● Exercise goal:
Write out each line from the data below that includes the word "code".
---
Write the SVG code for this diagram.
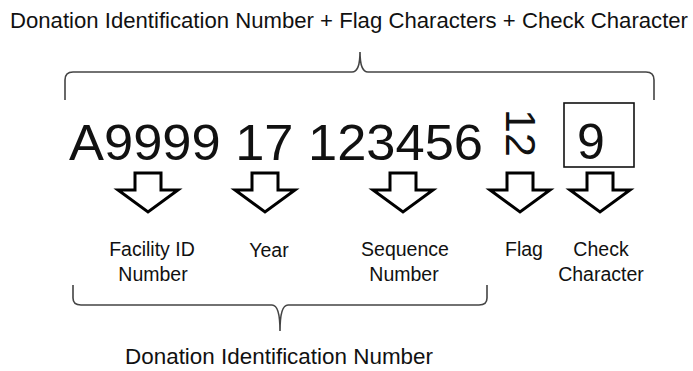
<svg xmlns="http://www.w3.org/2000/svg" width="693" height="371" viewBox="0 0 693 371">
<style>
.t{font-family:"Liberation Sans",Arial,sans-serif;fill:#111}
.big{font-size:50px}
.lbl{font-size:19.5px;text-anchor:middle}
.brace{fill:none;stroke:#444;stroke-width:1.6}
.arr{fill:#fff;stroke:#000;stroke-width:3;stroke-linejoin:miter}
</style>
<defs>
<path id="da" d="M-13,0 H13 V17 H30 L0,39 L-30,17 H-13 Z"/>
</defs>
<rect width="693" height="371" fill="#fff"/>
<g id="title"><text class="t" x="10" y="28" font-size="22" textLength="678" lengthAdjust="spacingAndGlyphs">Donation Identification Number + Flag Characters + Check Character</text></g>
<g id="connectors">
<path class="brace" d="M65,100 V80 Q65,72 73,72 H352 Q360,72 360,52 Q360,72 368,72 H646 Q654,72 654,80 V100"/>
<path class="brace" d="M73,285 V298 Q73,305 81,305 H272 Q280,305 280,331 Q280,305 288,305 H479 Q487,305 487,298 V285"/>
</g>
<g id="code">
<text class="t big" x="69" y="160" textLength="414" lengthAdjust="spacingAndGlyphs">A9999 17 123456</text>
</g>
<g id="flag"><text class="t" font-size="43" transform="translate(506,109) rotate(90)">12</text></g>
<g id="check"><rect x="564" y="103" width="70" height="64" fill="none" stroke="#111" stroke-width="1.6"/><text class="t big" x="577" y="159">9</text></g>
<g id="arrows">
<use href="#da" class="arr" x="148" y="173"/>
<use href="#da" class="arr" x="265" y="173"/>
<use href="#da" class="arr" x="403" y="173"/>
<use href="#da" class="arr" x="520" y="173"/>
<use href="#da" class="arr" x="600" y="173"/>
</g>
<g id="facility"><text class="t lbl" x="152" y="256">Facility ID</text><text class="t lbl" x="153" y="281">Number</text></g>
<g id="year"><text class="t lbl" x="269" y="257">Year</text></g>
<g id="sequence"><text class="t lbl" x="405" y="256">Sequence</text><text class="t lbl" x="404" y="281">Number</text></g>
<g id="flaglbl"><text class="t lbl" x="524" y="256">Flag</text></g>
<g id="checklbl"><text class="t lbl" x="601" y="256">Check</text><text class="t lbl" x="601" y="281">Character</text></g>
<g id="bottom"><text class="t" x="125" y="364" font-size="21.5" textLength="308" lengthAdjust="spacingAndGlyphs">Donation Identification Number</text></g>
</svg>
---
● Worked solution:
Write the SVG code for this diagram.
<g id="code">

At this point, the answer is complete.